No ano anterior, em 1971, Filipe Mendes ressuscitara efemeramente os Chinchilas, em versão trio, para participar (à borla) na mítica edição do festival de Vilar de Mouros, cujo cartaz incluiu Elton John e Manfred Mann.

Após o 25 de Abril envolve-se na recuperação de um grupo dos anos 60, os Psico, de Tony Moura, com quem grava o single AI’s, e funda depois com António Garcez e Zé Castro uma das mais apreciadas bandas portuguesas da década, os Roxigénio, que lançam o seu disco epónimo de estreia em 1980. É com os Roxigénio que regressa ao palco do festival Vilar de Mouros para actuar na não menos lendária edição de 1982, ao lado de grupos como os Echo & the Bunymen, The Stranglers ou U2.

A partir dos anos 90 associa-se aos Ena Pá 2000 e a outras bandas de Manuel João Vieira, como Irmãos Catita ou Corações de Atum. É neste período que a velha alcunha informal de “Jimi Hendrix português” se transforma no nome artístico Phil Mendrix.
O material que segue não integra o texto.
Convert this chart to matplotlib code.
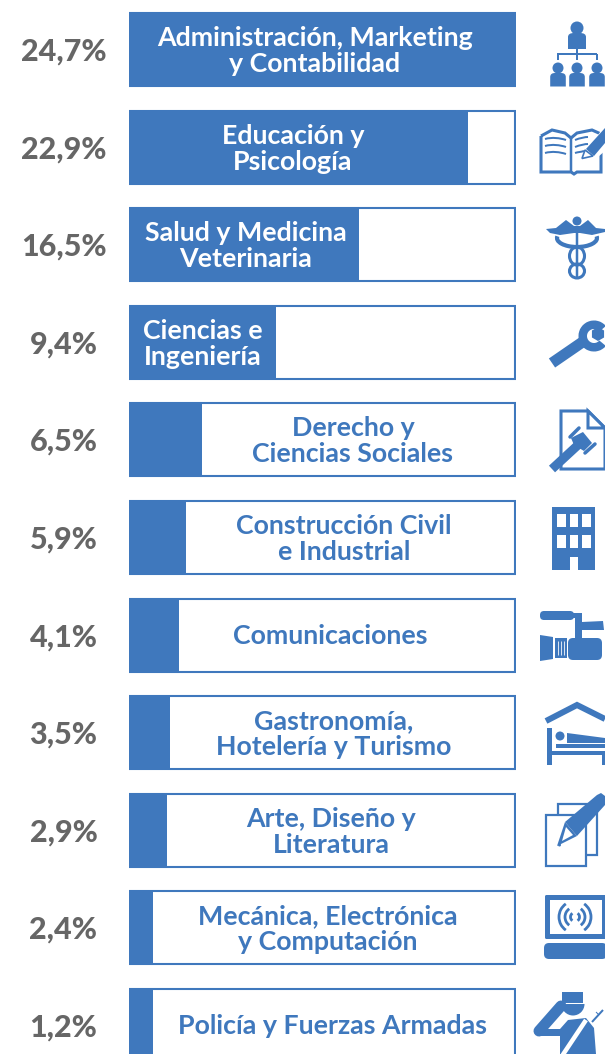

Nos últimos anos, o guitarrista criou ainda a Phil Mendrix Band, tocou regularmente com Os Charruas, uma banda sobrevivente dos anos 60, e, fechando um círculo que começara a ser traçado quase 50 anos antes, ressuscitou, com Vítor Mamede, José Machado e João Maló, Os Chinchilas, que estrearam a sua nova vida com um concerto no Ritz Club, em Lisboa, em Julho de 2012.

O corpo de Filipe Mendes estará em câmara ardente na Capela de Santa Maria do Mosteiro dos Jerónimos, em Lisboa, a partir das 15h de terça-feira. O funeral está marcado para quarta-feira, dia 15, com missa de corpo presente às 14h e saída para o Cemitério dos Prazeres uma hora depois.